The perfect description of my inner critic is a passionate performer, who wants to show up on stage, move the crowd, but cannot do so, because she has black electrical tape over her mouth.

And this tape, is her security blanket. It’s what keeps her safe. It’s her armour of protection – but it’s also debilitating, because it's based on fear, and it stops her from sharing her gifts with the world.

That has always been me.

A quiet girl in the background who shows up when summoned, but often chooses to play it safe, and play it small. My inner critic is one that strives for perfection, and as a result, it often tells me that I am not good enough to be seen – that I will not be well received, and that I will ultimately fail… miserably.

I shared these thoughts with 17 of my peers last weekend, and I thought I was going to collapse with fear. My legs literally felt like they were going to give out.

Instead of falling over, a huge weight was lifted off my shoulders.

I realized that acknowledging the inner critic, gave it a lot less power.

The truth is, we all have those tiny voices in our heads that tell us we’re not good enough, but it’s only a representation of who we think we are. If I can picture the voice as a performer with tape on her mouth, I can easily detach myself away from her.

With detachment (and a lot of support from my peers), my social media accounts have been on fire since last weekend. I shared my blog, and I even created a Facebook Page for my coaching practise.

On a side note, did you know that there is no option to ‘select all’ when inviting your friends to ‘like’ your Page?

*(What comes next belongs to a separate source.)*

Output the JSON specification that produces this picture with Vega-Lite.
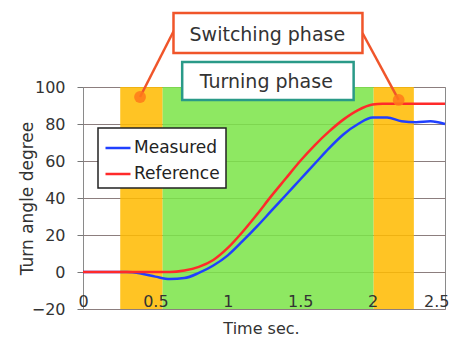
{
  "$schema": "https://vega.github.io/schema/vega-lite/v6.json",
  "width": 362,
  "height": 222,
  "autosize": {"type": "none"},
  "padding": {"left": 83, "top": 87, "right": 5, "bottom": 29},
  "background": "white",
  "config": {
    "font": "DejaVu Sans",
    "view": {"stroke": "#8a8a8a", "strokeWidth": 1},
    "legend": {"strokeWidth": 1.5}
  },
  "datasets": {
    "bands": [
      {"phase": "switch", "t0": 0.257, "t1": 0.55},
      {"phase": "turn", "t0": 0.55, "t1": 2.007},
      {"phase": "switch", "t0": 2.007, "t1": 2.285}
    ],
    "curves": [
      {"series": "Measured", "t": 0, "v": 0},
      {"series": "Measured", "t": 0.3, "v": 0},
      {"series": "Measured", "t": 0.4, "v": -0.8},
      {"series": "Measured", "t": 0.5, "v": -2.5},
      {"series": "Measured", "t": 0.6, "v": -3.8},
      {"series": "Measured", "t": 0.7, "v": -3.3},
      {"series": "Measured", "t": 0.8, "v": -0.5},
      {"series": "Measured", "t": 0.9, "v": 3.5},
      {"series": "Measured", "t": 1.0, "v": 9},
      {"series": "Measured", "t": 1.1, "v": 16.5},
      {"series": "Measured", "t": 1.2, "v": 24.5},
      {"series": "Measured", "t": 1.3, "v": 33},
      {"series": "Measured", "t": 1.4, "v": 41.5},
      {"series": "Measured", "t": 1.5, "v": 50},
      {"series": "Measured", "t": 1.6, "v": 58.5},
      {"series": "Measured", "t": 1.7, "v": 67},
      {"series": "Measured", "t": 1.8, "v": 74.5},
      {"series": "Measured", "t": 1.9, "v": 80},
      {"series": "Measured", "t": 2.0, "v": 83.5},
      {"series": "Measured", "t": 2.1, "v": 83.5},
      {"series": "Measured", "t": 2.2, "v": 81.5},
      {"series": "Measured", "t": 2.3, "v": 81},
      {"series": "Measured", "t": 2.4, "v": 81.5},
      {"series": "Measured", "t": 2.5, "v": 80},
      {"series": "Reference", "t": 0, "v": 0},
      {"series": "Reference", "t": 0.5, "v": 0},
      {"series": "Reference", "t": 0.6, "v": 0},
      {"series": "Reference", "t": 0.7, "v": 0.8},
      {"series": "Reference", "t": 0.8, "v": 2.8},
      {"series": "Reference", "t": 0.9, "v": 6.5},
      {"series": "Reference", "t": 1.0, "v": 13},
      {"series": "Reference", "t": 1.1, "v": 21.5},
      {"series": "Reference", "t": 1.2, "v": 31},
      {"series": "Reference", "t": 1.3, "v": 41},
      {"series": "Reference", "t": 1.4, "v": 50.5},
      {"series": "Reference", "t": 1.5, "v": 60},
      {"series": "Reference", "t": 1.6, "v": 68.5},
      {"series": "Reference", "t": 1.7, "v": 76},
      {"series": "Reference", "t": 1.8, "v": 82.5},
      {"series": "Reference", "t": 1.9, "v": 87.5},
      {"series": "Reference", "t": 2.0, "v": 90.5},
      {"series": "Reference", "t": 2.07, "v": 91},
      {"series": "Reference", "t": 2.5, "v": 91}
    ],
    "boxes": [
      {"name": "Switching phase", "t0": 0.625, "t1": 1.93, "v0": 118.4, "v1": 140, "tc": 1.273, "vc": 128},
      {"name": "Turning phase", "t0": 0.685, "t1": 1.869, "v0": 93, "v1": 113.5, "tc": 1.266, "vc": 102.7}
    ],
    "connectors": [
      {"ta": 0.637, "va": 131.9, "tb": 0.394, "vb": 94.6},
      {"ta": 1.93, "va": 129.2, "tb": 2.18, "vb": 93}
    ]
  },
  "layer": [
    {
      "data": {"name": "bands"},
      "mark": {"type": "rect", "opacity": 0.86},
      "encoding": {
        "x": {"field": "t0", "type": "quantitative", "title": "Time sec."},
        "x2": {"field": "t1"},
        "y": {"datum": -20, "type": "quantitative"},
        "y2": {"datum": 100},
        "fill": {"field": "phase", "type": "nominal", "scale": {"domain": ["switch", "turn"], "range": ["#ffba00", "#7ce448"]}, "legend": null}
      }
    },
    {
      "data": {"name": "curves"},
      "mark": {"type": "line", "strokeWidth": 2.5, "interpolate": "monotone"},
      "encoding": {
        "x": {
          "field": "t", "type": "quantitative",
          "scale": {"domain": [0, 2.5], "nice": false},
          "axis": {
            "values": [0, 0.5, 1, 1.5, 2, 2.5], "format": "~g", "grid": false, "domain": false,
            "ticks": false, "tickSize": 0, "labelPadding": -16, "labelFontSize": 16, "labelColor": "#333",
            "labelFlush": false, "labelOverlap": false, "zindex": 1,
            "labelAlign": {"condition": {"test": "datum.value >= 2.5", "value": "right"}, "value": "center"},
            "labelOffset": {"condition": {"test": "datum.value >= 2.5", "value": 4}, "value": 0},
            "title": "Time sec.", "titleFontSize": 16, "titleFontWeight": "normal", "titleColor": "#333",
            "titleX": 178, "titleY": 19, "titleBaseline": "middle", "titleAlign": "center"
          }
        },
        "y": {
          "field": "v", "type": "quantitative",
          "scale": {"domain": [-20, 100], "nice": false},
          "axis": {
            "values": [-20, 0, 20, 40, 60, 80, 100], "tickCount": 7, "grid": true, "gridColor": "#8c7e7e", "gridWidth": 1,
            "domain": false, "tickSize": 6, "tickColor": "#777", "labelPadding": 12, "labelFontSize": 16,
            "labelColor": "#333", "labelOverlap": false, "zindex": 0,
            "title": "Turn angle degree", "titleFontSize": 17, "titleFontWeight": "normal", "titleColor": "#333",
            "titleX": -56, "titleY": 111, "titleBaseline": "middle", "titleAlign": "center", "titleAngle": -90
          }
        },
        "color": {
          "field": "series", "type": "nominal",
          "scale": {"domain": ["Measured", "Reference"], "range": ["#2040ff", "#ff2a2a"]},
          "legend": {
            "orient": "none", "legendX": 15, "legendY": 41, "title": null,
            "symbolType": "stroke", "symbolSize": 625, "symbolStrokeWidth": 2.5,
            "labelFontSize": 17, "labelColor": "#222", "labelOffset": 2,
            "fillColor": "white", "strokeColor": "#222", "padding": 6, "rowPadding": 4
          }
        }
      }
    },
    {
      "data": {"name": "connectors"},
      "mark": {"type": "rule", "color": "#f0552a", "strokeWidth": 2.5},
      "encoding": {
        "x": {"field": "ta", "type": "quantitative", "title": "Time sec."},
        "y": {"field": "va", "type": "quantitative", "title": "Turn angle degree"},
        "x2": {"field": "tb"},
        "y2": {"field": "vb"}
      }
    },
    {
      "data": {"name": "connectors"},
      "mark": {"type": "point", "filled": true, "color": "#ff7a1a", "opacity": 0.85, "size": 140},
      "encoding": {
        "x": {"field": "tb", "type": "quantitative", "title": "Time sec."},
        "y": {"field": "vb", "type": "quantitative", "title": "Turn angle degree"}
      }
    },
    {
      "data": {"name": "boxes"},
      "mark": {"type": "rect", "fill": "white", "strokeWidth": 2.5},
      "encoding": {
        "x": {"field": "t0", "type": "quantitative", "title": "Time sec."},
        "x2": {"field": "t1"},
        "y": {"field": "v0", "type": "quantitative", "title": "Turn angle degree"},
        "y2": {"field": "v1"},
        "stroke": {"field": "name", "type": "nominal", "scale": {"domain": ["Switching phase", "Turning phase"], "range": ["#f0552a", "#2a9a88"]}, "legend": null}
      }
    },
    {
      "data": {"name": "boxes"},
      "mark": {"type": "text", "fontSize": 19, "color": "#333", "baseline": "middle", "align": "center"},
      "encoding": {
        "x": {"field": "tc", "type": "quantitative", "title": "Time sec."},
        "y": {"field": "vc", "type": "quantitative", "title": "Turn angle degree"},
        "text": {"field": "name"}
      }
    }
  ]
}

I invited each friend… one by one. Each invite was hard, excruciating, and filled with a lot anxiety. But at the end of 350 clicks from my mouse on my laptop – I felt liberated.

You see, the only thing that kept me going was the idea that I wanted to be true and honest to who I was, and what my values were. I value courage, not in the absence of fear, but because of it. And in order to live true to that – I needed to show up and be seen.

Because who I am really – is a woman with a lot of gifts to share.